El propio Eisenhower presionó al senador Everett Dirksen para que abandonara la colaboración con McCarthy; movió a medios afines para denigrarlo (con sangrantes caricaturas y rumores sobre su supuesta –y falsa- homosexualidad- y, finalmente, llegó a un acuerdo con un ambicioso político del partido demócrata llamado Lyndon B.Johnson para iniciar la confrontación contra su compañero de filas.

Sus últimos años fueron los de una sombra política cada vez más alterada psicológicamente. Tras su censura, continuó con su labor senatorial durante otros dos años y medio, pero su carrera estaba arruinada. Sus colegas en el Senado lo evitaban, sus discursos ante una Cámara semivacía los pronunciaba entre las muestras de desinterés de los oyentes. La prensa, que antes había reproducido cada una de sus frases, se olvidó de él.

Las tesis de McCarthy fueron probablemente exageradas, su paranoia excesiva, su egocentrismo colosal y sus métodos repulsivos, pero en la actualidad, conforme se van desclasificando archivos secretos, algunos historiadores van tomando conciencia de que la infiltración comunista en las instituciones norteamericanas era más profunda de lo que se había supuesto en un principio aunque no tanto como avisaban los extremistas como McCarthy.

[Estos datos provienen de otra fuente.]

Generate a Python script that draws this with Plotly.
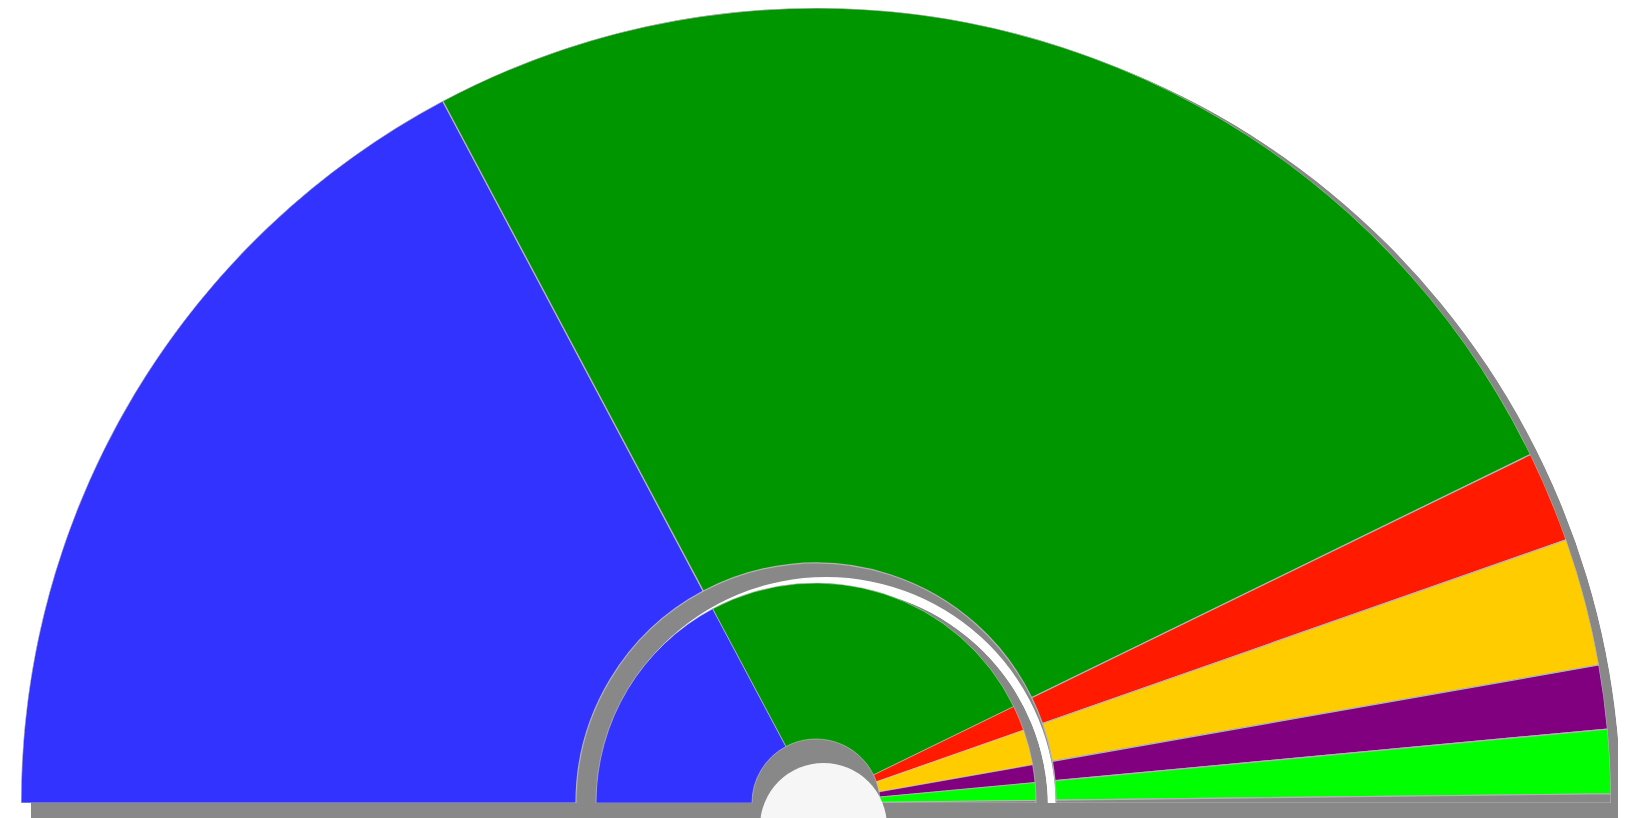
import plotly.graph_objects as go

parties = ["Blue", "Green", "Red", "Yellow", "Purple", "Lime", "Other"]
seats = [93, 138, 10, 14, 7, 7, 1]
colors = ["#3333FF", "#009600", "#FF1A00", "#FFCC00", "#800080", "#00FF00", "#888888"]

W, H = 1626, 818
OFF = 8                          # page body margin
CX, CY = 816 - OFF, 803 - OFF    # centre of the hemicycle in plot px
R = 795                          # outer radius px
R_HOLE = 240                     # inner radius of the outer ring
R_IN_OUT = 220                   # outer radius of inner ring
R_IN_IN = 64                     # inner radius of inner ring
ODX, ODY = 10, 4                 # outer-ring shadow offset
IDX, IDY = 12, 4                 # inner-ring shadow offset
FLOOR = 15                       # floor shadow height
GRAY = "#888888"

total = sum(seats)
widths = [s / total * 180 for s in seats]
centers = []
acc = 0
for w in widths:
    centers.append(acc + w / 2)
    acc += w


def polar_cfg(cx, cy, r):
    return dict(
        domain=dict(x=[max(0, (cx - r) / W), min(1, (cx + r) / W)],
                    y=[max(0, (H - cy) / H), min(1, (H - cy + r) / H)]),
        sector=[0, 180],
        bgcolor="rgba(0,0,0,0)",
        radialaxis=dict(visible=False, range=[0, r], showgrid=False),
        angularaxis=dict(visible=False, rotation=180, direction="clockwise", showgrid=False),
    )


def px(x):
    return (x - OFF) / W


def py(y):
    return 1 - (y - OFF) / H


fig = go.Figure()

# shadow of the outer ring
fig.add_trace(go.Barpolar(theta=[90], width=[180], r=[R - (R_HOLE - 10)], base=[R_HOLE - 10],
                          marker_color=GRAY, marker_line_width=0, subplot="polar", hoverinfo="skip"))
# shadow of the inner ring
fig.add_trace(go.Barpolar(theta=[90], width=[180], r=[R_IN_OUT], base=[0],
                          marker_color=GRAY, marker_line_width=0, subplot="polar2", hoverinfo="skip"))
# outer ring
fig.add_trace(go.Barpolar(theta=centers, width=widths, r=[R - R_HOLE] * len(seats),
                          base=[R_HOLE] * len(seats), marker_color=colors,
                          marker_line_color="#b4b4b4", marker_line_width=1.2,
                          text=parties, subplot="polar3"))
# inner ring
fig.add_trace(go.Barpolar(theta=centers, width=widths, r=[R_IN_OUT - R_IN_IN] * len(seats),
                          base=[R_IN_IN] * len(seats), marker_color=colors,
                          marker_line_color="#c8c8c8", marker_line_width=0.6,
                          text=parties, subplot="polar3"))

fig.update_layout(
    width=W, height=H,
    margin=dict(l=0, r=0, t=0, b=0),
    paper_bgcolor="white",
    plot_bgcolor="white",
    showlegend=False,
    polar=polar_cfg(CX + ODX, CY + ODY, R),
    polar2=polar_cfg(CX + IDX, CY + IDY, R_IN_OUT),
    polar3=polar_cfg(CX, CY, R),
    shapes=[
        # floor shadow strip
        dict(type="rect", xref="paper", yref="paper",
             x0=px(816 + ODX - R), x1=px(816 + ODX + R), y0=py(803), y1=py(803 + FLOOR),
             fillcolor=GRAY, line=dict(width=0), layer="below"),
        # centre button
        dict(type="circle", xref="paper", yref="paper",
             x0=px(760), x1=px(887), y0=py(763), y1=py(890),
             fillcolor="#f6f6f6", line=dict(width=0), layer="above"),
    ],
)

fig.write_html("out.html")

Éste, sin embargo, fue sólo una figura más, ruidosa eso sí, en un movimiento mucho más amplio. Como Truman confesaría en sus memorias, su Administración había ayudado a crear un “monstruo ideológico que interesaba en ese momento a todo el país, pero sin percibir, si se administraba por locas manos, hasta dónde podía llegar”. Es posible, como señalan algunos estudiosos, que las medidas anticomunistas adoptadas por las Administraciones de Estados Unidos en el periodo 1946-1955, fruto de la evolución de los acontecimientos internacionales, fueran más importantes que la escénica actuación de McCarthy.